In recent years, a shortage of power has developed in the Philippines due to the rate of annual growth in electricity demand which is forecast to continue at an average of 4.6% pa until 2017 (Electric Power Industry Management Bureau, 2008).  The Department of Energy (DOE) is sufficiently concerned about the power shortage situation to have developed a Power Development Plan for 2008-2030.  The shortage is particularly manifest in those islands at the extremities of the electric grid systems. The island of Negros, within the Visayas electrical grid system, experienced daily brown outs during 2010 which is only now being addressed with the commissioning of new coal plant capacity.  Despite this new capacity, significant shortfalls of capacity continue to exist in the Visayas, as can be seen in the 2009 update issued by the DOE.

Large scale economies of scale in power production are impossible to secure when responding to electricity demand throughout an archipelago and, as a result, power prices tend to be relatively high in the Philippines. The introduction of the WESM in the Visayas in January 2011 will allow market-related pricing to develop to reflect cost of production, as has happened in the Luzon WESM market. The Feed-in-Tariff for Renewable Energy Projects is expected to be a major addition to the energy mix to attain stable power for the region.

San Carlos City represents an attractive location for a solar farm because it is situated at the right coordinates for maximum solar radiation and, being in the eastern coast of Negros, it is less prone to cloud cover and enjoys more sunshine hours than other places. The area has long supported renewable energy due to the presence of the sugar industry, both for power and transport fuel, thus making it a good hub for several renewable energy technologies.

The Visayas in general is growing at a fast pace, resulting in a projected shortfall in generating capacity, thereby creating an attractive opportunity for solar development on Negros.

All equity funding has been secured to enable the project to be constructed and put into operations.


On March 7, 2014, the San Carlos Solar Energy Inc. (SACASOL) filed an application for authority to develop, and own or operate dedicated point-to-point limited facilities to connect the 19.8 MW solar power plant to the Cadiz-San Carlos 69 kV line, with prayer for provisional authority.

On May 19, 2014, SACASOL filed a “Motion to Admit Attached Amended Application” praying that its amended application be admitted by the Commission.”

Accordingly, the amended application being sufficient in the form and in substance with the required fees having been paid, the same is hereby set for jurisdictional hearing, expository presentation, pre-trial conference and evidentiary hearing on June 10, 2014 (Tuesday) at 10 AM at the ERC Hearing Room, 15th Floor, Pacific Center Building, San Miguel Avenue, Pasig City.”

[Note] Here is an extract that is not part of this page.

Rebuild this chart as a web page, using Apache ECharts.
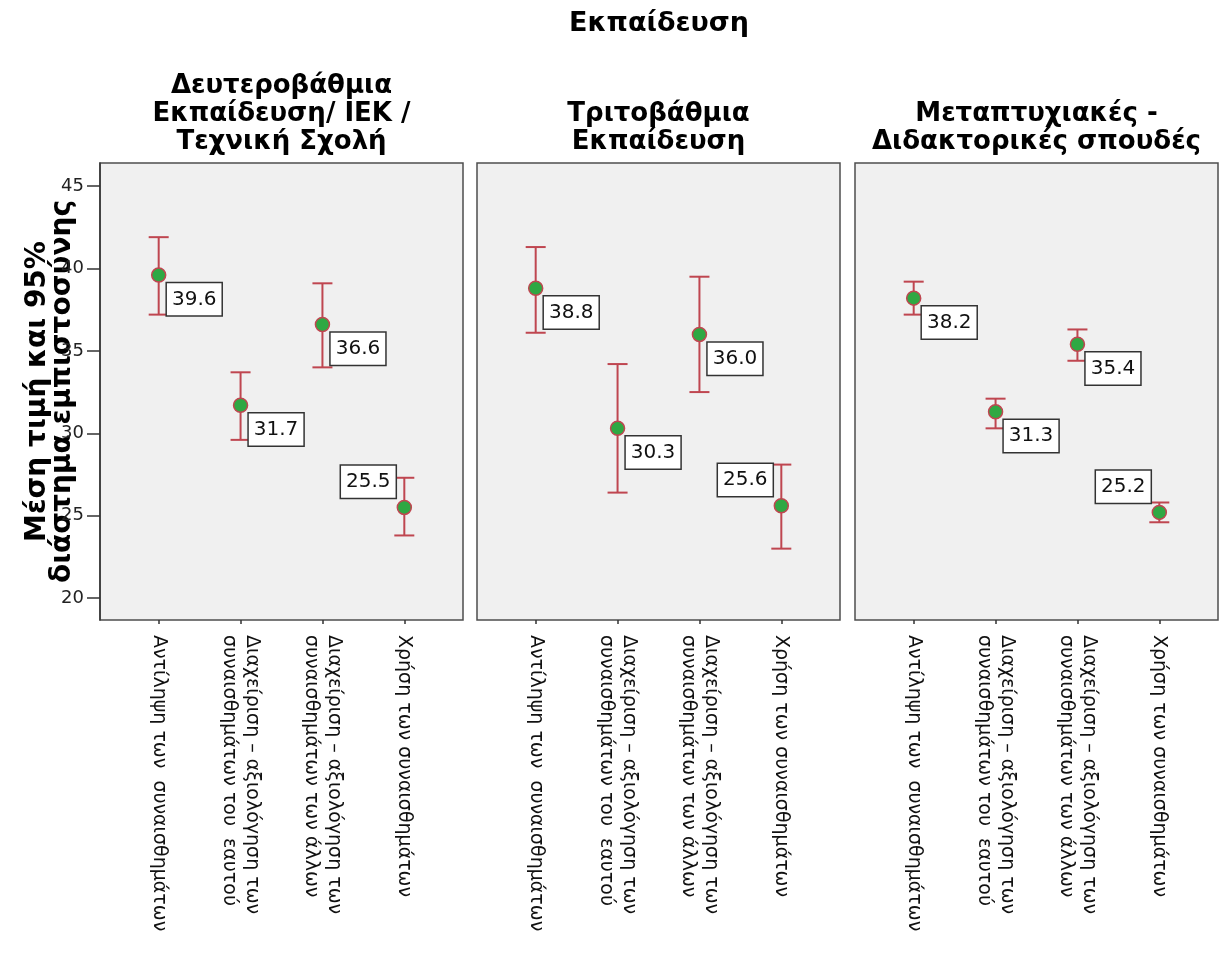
<!DOCTYPE html>
<html>
<head>
<meta charset="utf-8">
<script src="https://cdn.jsdelivr.net/npm/echarts@6/dist/echarts.min.js"></script>
<style>
  html, body { margin: 0; padding: 0; background: #ffffff; }
  #chart { width: 1222px; height: 976px; }
</style>
</head>
<body>
<div id="chart"></div>
<script>
// Emotional-intelligence factor means with 95% confidence intervals, by education level
const categories = [
  'Αντίληψη των  συναισθημάτων',
  'Διαχείριση – αξιολόγηση των\nσυναισθημάτων του  εαυτού',
  'Διαχείριση – αξιολόγηση των\nσυναισθημάτων των άλλων',
  'Χρήση των συναισθημάτων'
];
const groupTitles = [
  'Δευτεροβάθμια\nΕκπαίδευση/ ΙΕΚ /\nΤεχνική Σχολή',
  'Τριτοβάθμια\nΕκπαίδευση',
  'Μεταπτυχιακές -\nΔιδακτορικές σπουδές'
];
const mainTitle = 'Εκπαίδευση';
const yAxisTitle = 'Μέση τιμή και 95%\nδιάστημα εμπιστοσύνης';

const meanSecondary = [39.6, 31.7, 36.6, 25.5];
const lowSecondary  = [37.2, 29.6, 34.0, 23.8];
const highSecondary = [41.9, 33.7, 39.1, 27.3];

const meanTertiary = [38.8, 30.3, 36.0, 25.6];
const lowTertiary  = [36.1, 26.4, 32.5, 23.0];
const highTertiary = [41.3, 34.2, 39.5, 28.1];

const meanPostgrad = [38.2, 31.3, 35.4, 25.2];
const lowPostgrad  = [37.2, 30.3, 34.4, 24.6];
const highPostgrad = [39.2, 32.1, 36.3, 25.8];

const yTicks = [20, 25, 30, 35, 40, 45];

// ---- layout ----
const panels = [
  { mean: meanSecondary, low: lowSecondary, high: highSecondary },
  { mean: meanTertiary,  low: lowTertiary,  high: highTertiary },
  { mean: meanPostgrad,  low: lowPostgrad,  high: highPostgrad }
];
const panelLeft = [100, 477, 855];
const panelWidth = 363;
const panelTop = 163;
const panelHeight = 457;
const innerPad = 17.75;          // category band inset inside each panel frame
const yMin = 18.67, yMax = 46.4;

const FONT = 'DejaVu Sans';
const barColor = '#bf4650';
const dotColor = '#2fa843';

const grid = [], xAxis = [], yAxis = [], series = [], title = [];

title.push({
  text: mainTitle,
  left: (panelLeft[0] + panelLeft[2] + panelWidth) / 2,
  textAlign: 'center',
  top: 10,
  padding: 0,
  textStyle: { fontFamily: FONT, fontSize: 27, fontWeight: 'bold', color: '#000' }
});

panels.forEach((p, i) => {
  const outer = grid.length;
  grid.push({
    left: panelLeft[i], top: panelTop, width: panelWidth, height: panelHeight,
    show: true, backgroundColor: '#f0f0f0', borderColor: '#4d4d4d', borderWidth: 1.5
  });
  const inner = grid.length;
  grid.push({
    left: panelLeft[i] + innerPad, top: panelTop,
    width: panelWidth - 2 * innerPad, height: panelHeight
  });

  // frame axes (value scale shown only on the first panel)
  xAxis.push({ gridIndex: outer, type: 'value', show: false });
  yAxis.push({
    gridIndex: outer, type: 'value', min: yMin, max: yMax, show: i === 0,
    name: i === 0 ? yAxisTitle : '',
    nameLocation: 'middle', nameGap: 25, nameMoveOverlap: false,
    nameTextStyle: { fontFamily: FONT, fontSize: 28, fontWeight: 'bold', color: '#000', lineHeight: 25 },
    axisLine: { show: true, lineStyle: { color: '#333', width: 1.5 } },
    axisTick: { show: true, length: 13, customValues: yTicks, lineStyle: { color: '#333', width: 1.5 } },
    axisLabel: { customValues: yTicks, fontFamily: FONT, fontSize: 18, color: '#222', margin: 16 },
    splitLine: { show: false }
  });

  // category axes carrying the marks
  const xi = xAxis.length;
  xAxis.push({
    gridIndex: inner, type: 'category', data: categories, boundaryGap: true,
    axisLine: { show: false },
    axisTick: { show: true, alignWithLabel: true, length: 4, lineStyle: { color: '#333', width: 1.5 } },
    axisLabel: {
      rotate: -90, interval: 0, margin: 15,
      fontFamily: FONT, fontSize: 19, lineHeight: 23, color: '#111'
    }
  });
  const yi = yAxis.length;
  yAxis.push({ gridIndex: inner, type: 'value', min: yMin, max: yMax, show: false });

  // 95% CI whiskers
  series.push({
    type: 'custom',
    xAxisIndex: xi, yAxisIndex: yi,
    data: categories.map((c, j) => [j, p.low[j], p.high[j]]),
    renderItem: (params, api) => {
      const x = api.value(0);
      const lo = api.coord([x, api.value(1)]);
      const hi = api.coord([x, api.value(2)]);
      const w = 10;
      const style = { stroke: barColor, lineWidth: 2 };
      return {
        type: 'group',
        children: [
          { type: 'line', shape: { x1: lo[0], y1: lo[1], x2: hi[0], y2: hi[1] }, style },
          { type: 'line', shape: { x1: lo[0] - w, y1: lo[1], x2: lo[0] + w, y2: lo[1] }, style },
          { type: 'line', shape: { x1: hi[0] - w, y1: hi[1], x2: hi[0] + w, y2: hi[1] }, style }
        ]
      };
    },
    z: 2
  });

  // means with value boxes
  const labelBase = {
    show: true,
    formatter: (d) => d.value[1].toFixed(1),
    fontFamily: FONT, fontSize: 20, lineHeight: 24, color: '#111',
    backgroundColor: '#ffffff', borderColor: '#333', borderWidth: 1.5,
    padding: [4, 5, 4, 5]
  };
  series.push({
    type: 'scatter',
    xAxisIndex: xi, yAxisIndex: yi,
    symbol: 'circle', symbolSize: 14,
    itemStyle: { color: dotColor, borderColor: barColor, borderWidth: 1.5, opacity: 1 },
    data: p.mean.map((v, j) => {
      const last = j === categories.length - 1;
      return {
        value: [j, v],
        label: Object.assign({}, labelBase, last
          ? { position: [-1, -2], align: 'right', verticalAlign: 'bottom' }
          : { position: [16, 16], align: 'left', verticalAlign: 'top' })
      };
    }),
    z: 3
  });

  title.push({
    text: groupTitles[i],
    left: panelLeft[i] + panelWidth / 2,
    textAlign: 'center',
    bottom: 976 - 156,
    padding: 0,
    textStyle: { fontFamily: FONT, fontSize: 26, fontWeight: 'bold', color: '#000', lineHeight: 28 }
  });
});

const chart = echarts.init(document.getElementById('chart'), null, { renderer: 'canvas' });
chart.setOption({
  animation: false,
  backgroundColor: '#ffffff',
  title, grid, xAxis, yAxis, series
});
</script>
</body>
</html>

Awards Frost & Sullivan Asian Power Awards


Bronzeoak Philippines, the proponent of San Carlos BioPower, is leader in the development, implementation and management of sugarcane-based energy projects in the Philippines. In late 2008, Bronzeoak Philippines completed construction on the first integrated cane-based ethanol and power cogeneration plant in Asia. Since then, Bronzeoak Philippines has been working to expand on this experience by developing additional power capacity to help achieve the country’s goals of energy independence and sustainable development. Bronzeoak Philippines is at the forefront of the renewable energy industry and has recently joined with the Swiss ThomasLloyd Group to strengthen its development portfolio. For more information, visit www.bronzeoakph.com.


San Carlos City is a tight knit community in the Visayan speaking North East corner of Negros Island in Central Philippines. Its local government, business and civic community, and citizens provide a strong basis of support for the development and construction of the project. Long dedicated to progressive thinking and new ideas, there is a public-private partnership focused on sustainable development through agribusiness growth and infrastructure. The area has a proud history of the highest yielding sugarcane farms in the country and has pioneered a variety of agricultural innovations to the national industry such as cultivation mechanization, drip irrigation and, more recently, cane to ethanol.

Energy Markets

The Philippines is rife with opportunity for the development of renewable energy projects due to steady growth in electricity demand, high electricity tariffs, and a growing awareness of climate change and a desire to boost its energy independence. Creating electricity from local agricultural resources is universally recognized as a way to add supply to the national electricity grid, increase reliability during peak use hours, defer or avoid the costly environmental effects of new fossil fuel generation facilities, create jobs in the agricultural sector, and reduce harmful greenhouse gas emisions. The project will also be eligible for tradable certified emission reduction credits under the Clean Development Mechanism of the Kyoto Protocol.

Regulatory Framework

The Renewable Energy Act of 2008 established the nation’s first Renewable Portfolio Standard (“RPS”) by which generators, distribution utilities and suppliers of electricity shall source or produce a specific portion of their electricity from eligible renewable energy resources. The RPS is mandatory and rules are in the process of being determined by the National Renewable Energy Board (“NREB”), a committee responsible for making recommendations to the Department of Energy regarding the regulatory implementation of several critical aspects of the RE Act. The NREB are also establishing the feed-in-tariffs that will provide a viable long-term market price for electricity generation from qualifying renewable energy resources in the Philippines.